Reports: Busway better than modern trams to West Auckland

Author
Bernard Orsman, NZ Herald,
Section
Auckland,
Publish Date
Thursday, 12 July 2018, 4:46PM
The Government has been planning a massive light rail project for Auckland. (Photo / Supplied)
The Government has been planning a massive light rail project for Auckland. (Photo / Supplied)

Government plans for a $2.2 billion light rail project to West Auckland go against a business case that says a busway can be built relatively quickly and cheaply.

Light rail, a modern-day version of trams, came second behind the preferred option of a busway in an indicative business case for rapid transit to northwest Auckland.

Rail was looked at, but found to be very expensive at about $4b, difficult to stage and complex to integrate with the existing rail system out west.

The business case, obtained by the Herald under the Official Information Act, said light rail would have to be built in one package, whereas a busway can be staged.

It said the busway was designed to light rail standards and could be upgraded to light rail in the final stage of the programme.

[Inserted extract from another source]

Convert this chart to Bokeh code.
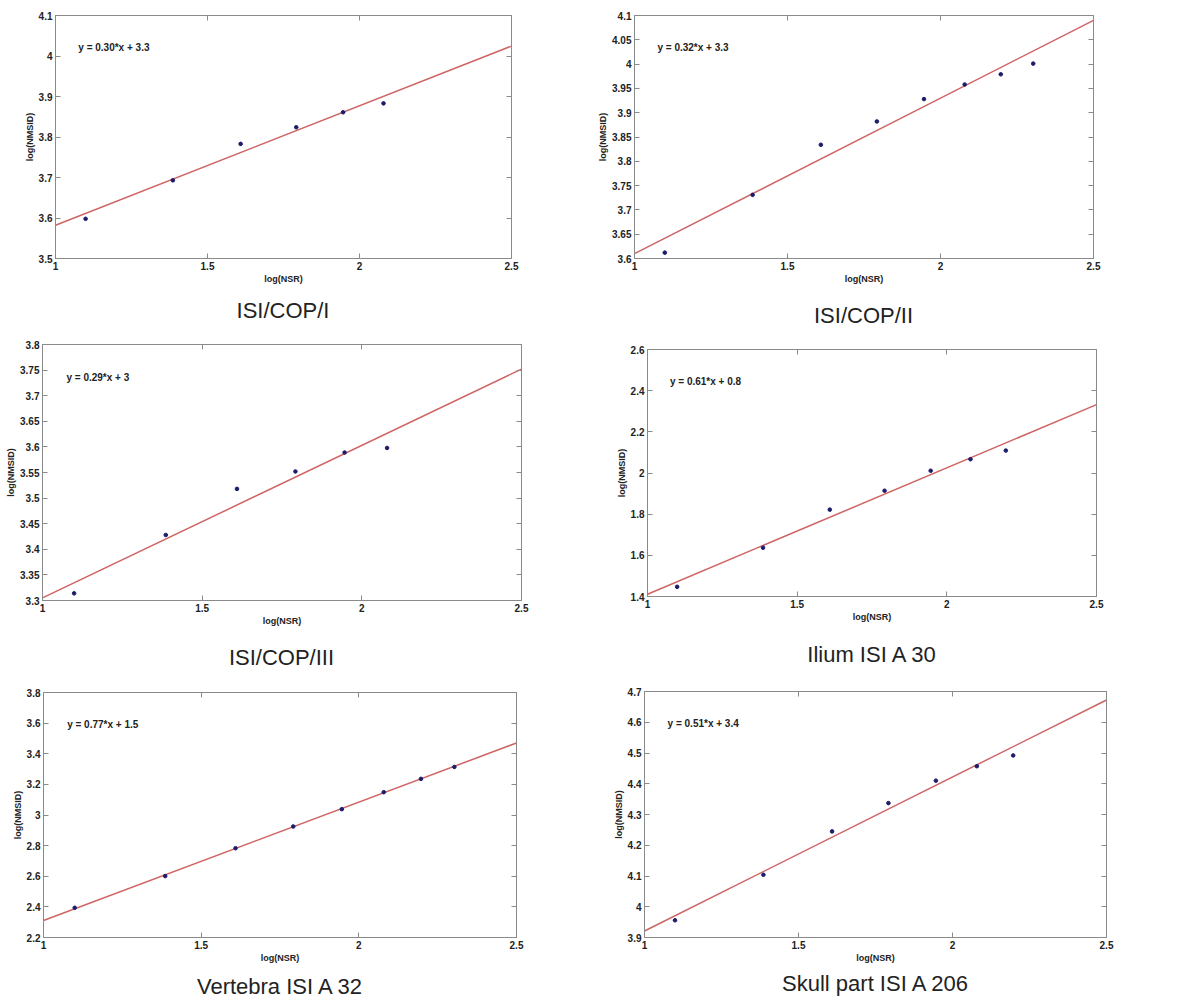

"Buses can easily move on and off the busway, and also use the motorway, bus lanes and regular streets," said the business case, prepared for Auckland Transport by consultants Aurecon New Zealand Ltd and MRCagney.

Since the business case was completed in July last year, Labour has been elected on a promise to build two lights rail lines from the CBD to the airport and Westgate within 10 years, costing $6b. The business case talked about a solution over multiple decades.

Twyford said Labour was going straight to light rail to avoid the cost and hassle of building a busway first.

"To cope with population growth, we would need to replace the busway with light rail in time because light rail can carry more people than a busway.

"We don't want to disrupt one of the city's major arteries again in 15 or so years. Better to do it once and do it right," he said.

Twyford said the indicative business case did not properly consider the intensification benefits of light rail or the disruption of replacing busway in the future.

New Zealand Transport Agency chief executive Fergus Gammie has told the Herald the plan for trams from the CBD to Westgate will probably be extended to Kumeu.

No costings are believed to have been done for light rail to Kumeu, but the business case said light rail is more expensive and difficult than busways to extend beyond Westgate into growth areas.

The business case said light rail is the best option in achieving transport outcomes, but may not be required for some time and has many risks that bus-based solutions can avoid, particularly the need to build across the causeway alongside the northwestern motorway.

Both options face environmental challenges. The causeway is adjacent to Traherne Island and Pollen Island marine reserve, a new bridge over the Whau River is within a special ecological area, and habitat loss is expected in Oakley Creek.

The options could also see the loss of six pohutukawa trees opposite Motat on Great North Rd that were saved from the chop after a public outcry during work to widen the northwestern motorway.

The busway was costed at $2b and light rail, via State Highway 16, at $2.2b.

Twyford said the Government is building transport infrastructure that can cope with future growth, rather than constantly playing catch-up like we have for the past 30 years.

"Light rail is a powerful stimulus for growth. Light rail from the CBD to the Northwest will enable redevelopment and intensification along the whole route, including the KiwiBuild development at Unitec, without adding more congestion to the roads," he said.

Waitakere councillor Linda Cooper said 10 years was too long for West Aucklanders to wait for light rail by which time there would be another 40,000 people living out west.

"For people in West Auckland, they are feeling left out. They will be paying the fuel tax, it does affect people on lower incomes and if they knew they were getting something a bit quicker it might help take the sting out of that," she said.

Cooper said trams worked well in built-up suburban areas like Dominion Rd where people can walk to a station, but there were no suburban areas along the northwestern motorway where light rail will be built.

People would need to get a bus or drive to light rail, said Cooper.

"It's not the right mode for the location," she said.